TranslatorSRI / NameResolution

A service for finding CURIEs from lexical strings.
MIT License
3 stars 2 forks source link

Handle possessives and plurals better #10

Open cbizon opened 4 years ago

cbizon commented 4 years ago

"Parkinson's" returns hits, but "Parkinsons" does not. Other punctuation like commas or hyphens appear to be ignored by solr. Can we also ignore apostrophes?

Also see Alzheimer. Searching for "Alzheimer's" or "Alzheimer" returns over 20 hits, including things from CHEBI as well as MONDO. "Alzheimers" returns 1. Things like this will be handled inconsistently across naming schemes, so we should probably do some work here to make sure it doesn't matter.

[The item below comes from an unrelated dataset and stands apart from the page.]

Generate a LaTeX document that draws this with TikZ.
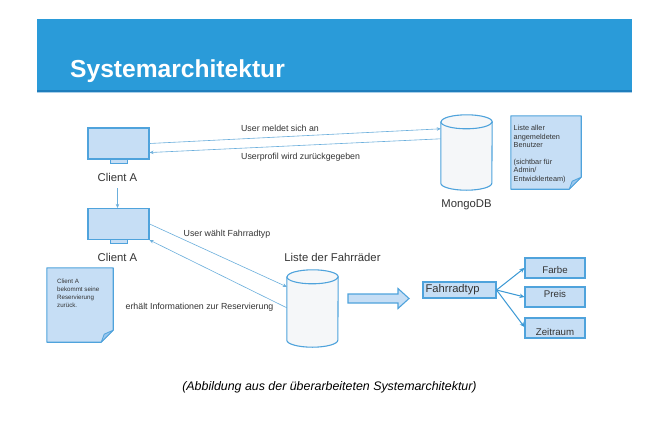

gaurav commented 1 month ago

I like our current "solution" to this problem, which is that we now have so many synonyms that we're likely to get both "Parkinson disease" and "Parkinson's disease" as exact synonyms, so we don't need to either (1) remove the quotes during synonym loading and querying, or (2) make the search a little bit fuzzy so that single character insertions are ignored. In theory this would allow us to better support terms where single quotes should not show up, but I don't think there's a lot of those.

On the other hand, reducing the number of synonyms would help make the Solr database smaller, which would be nice.